OTC registration reinstatement (if registration lapsed over 30 days): $25–$85 depending on lapse duration and county processing fees. Paid separately to Oklahoma Tax Commission, not included in DPS reinstatement.
Total first-month out-of-pocket: $265–$425 depending on carrier selection and whether registration reinstatement applies. Monthly recurring after reinstatement: $100–$165 for SR-22 liability coverage plus rideshare endorsement, maintained for 36 months.
How Long Until You Can Drive for Uber or Lyft Again
Day 1: Purchase SR-22 policy from an Oklahoma-licensed carrier. Carrier electronically files SR-22 with DPS within 1–3 business days.
Day 6–13: DPS posts SR-22 to your driving record. You can check filing status online through Oklahoma DPS Driver License Services portal using your driver license number.
Day 14–16: Pay $125 reinstatement fee to DPS. If SR-22 is posted, DPS processes reinstatement within 2–5 business days. If SR-22 hasn't posted yet, your payment is held and reinstatement delayed until filing appears.

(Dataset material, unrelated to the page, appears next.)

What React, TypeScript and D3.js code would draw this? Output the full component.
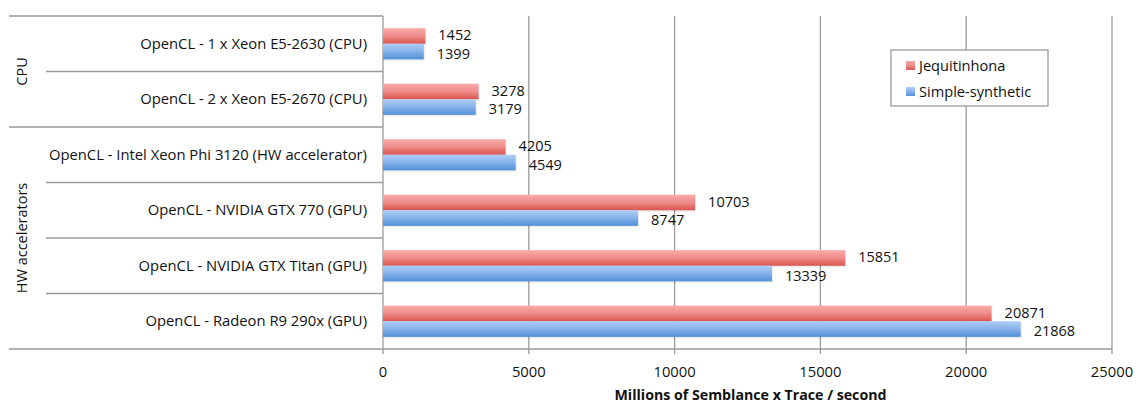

Day 18–21: DPS lifts suspension. Your license status changes to valid in state systems. Request official driving record from DPS showing clear status.
Day 19–22: Upload proof of SR-22 filing, current insurance declarations page with rideshare endorsement, and clear DPS driving record to Uber or Lyft through driver portal document submission.
Day 24–31: Platform manually reviews documents and reactivates account. Turnaround advertised as 3–5 business days but frequently extends to 7+ business days during high-volume periods.
Total elapsed time from policy purchase to platform reactivation: 24–31 days if every step processes without delay. Budget 35–40 days for realistic timeline including carrier filing delays and platform review backlog.